Do you have a sense if the Bush Administration wants sanctions to prevent both Iran and North Korea from developing nuclear weapons or are the sanctions a means to have regieme change? Listening to the various people in the Administration it is never clear what their bottomline is on these two countries>

Daniel A. Greenbaum

Send a strong signal to the Iranians that .... the US and EU want to steal Iran's "inalienable right" to indepedent nuclear power? Yeah, that'll fly. Surely, the Iranians will just fall in line with that. I can just imagine Ahmadinejad going on TV to say "Dear Iranian people - we've been threatened with a travel ban, so we've decided to give up on the energy source of the future, and you lot can go eat grass for all we care."
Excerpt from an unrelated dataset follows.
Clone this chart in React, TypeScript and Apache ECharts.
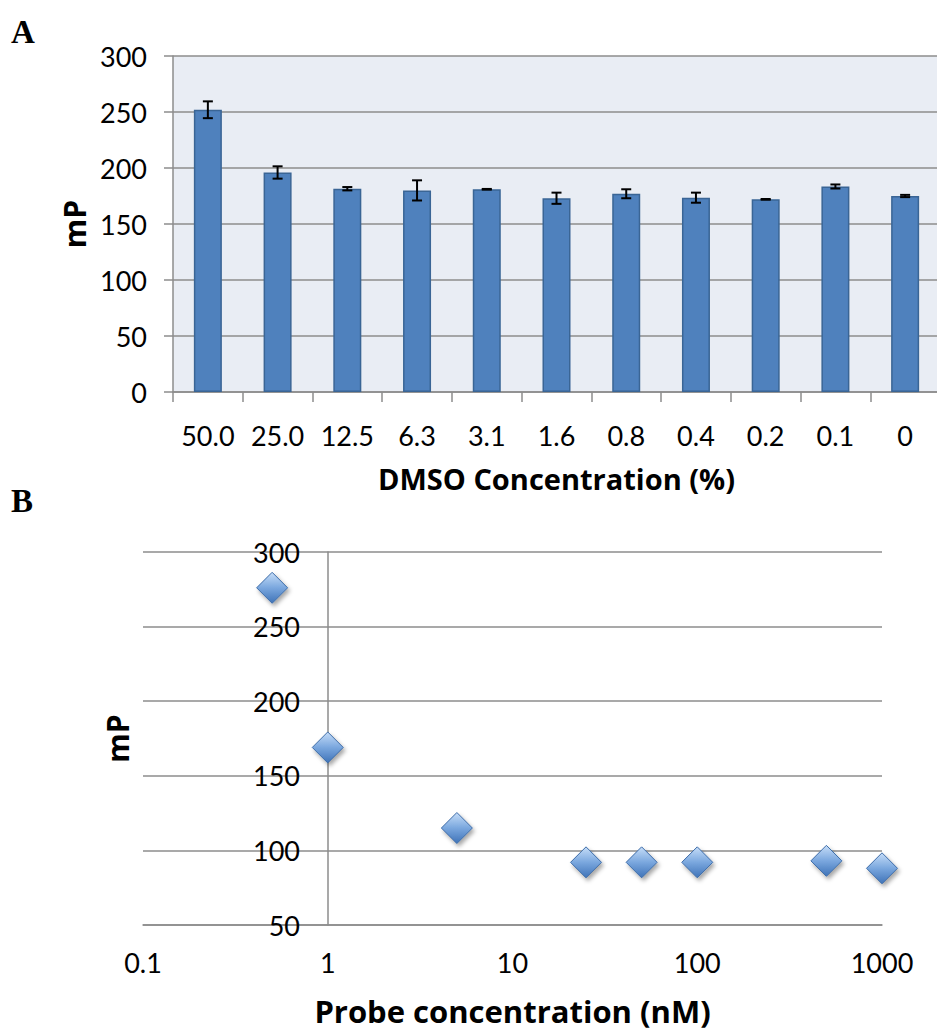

Sure, that'll send a real strong message.

owenz, while I agree that sanctions against Iran would be counterproductive, I think you are grossly overstating their role as a pretext for the Iraq war. The UN sanctions against Iraq were over a decade old by the time of the invasion. The Bush pretext concerning the UN was the UNSC resolution, not the sanctions. It was a false pretense of course, it was obvious that Bush was gonna invade Iraq no matter what. But let's be clear on the history here: This country had fearful electorate and a cowtowed media and Democratic Party leadership that was a lot weaker than it would be today if Bush tried for military action on Iran. Also, Bush went in *despite* a lack of support from the UNSC and the international community as a whole. So I really don't think sanctions would do anything to help Bush build a case for "regime change".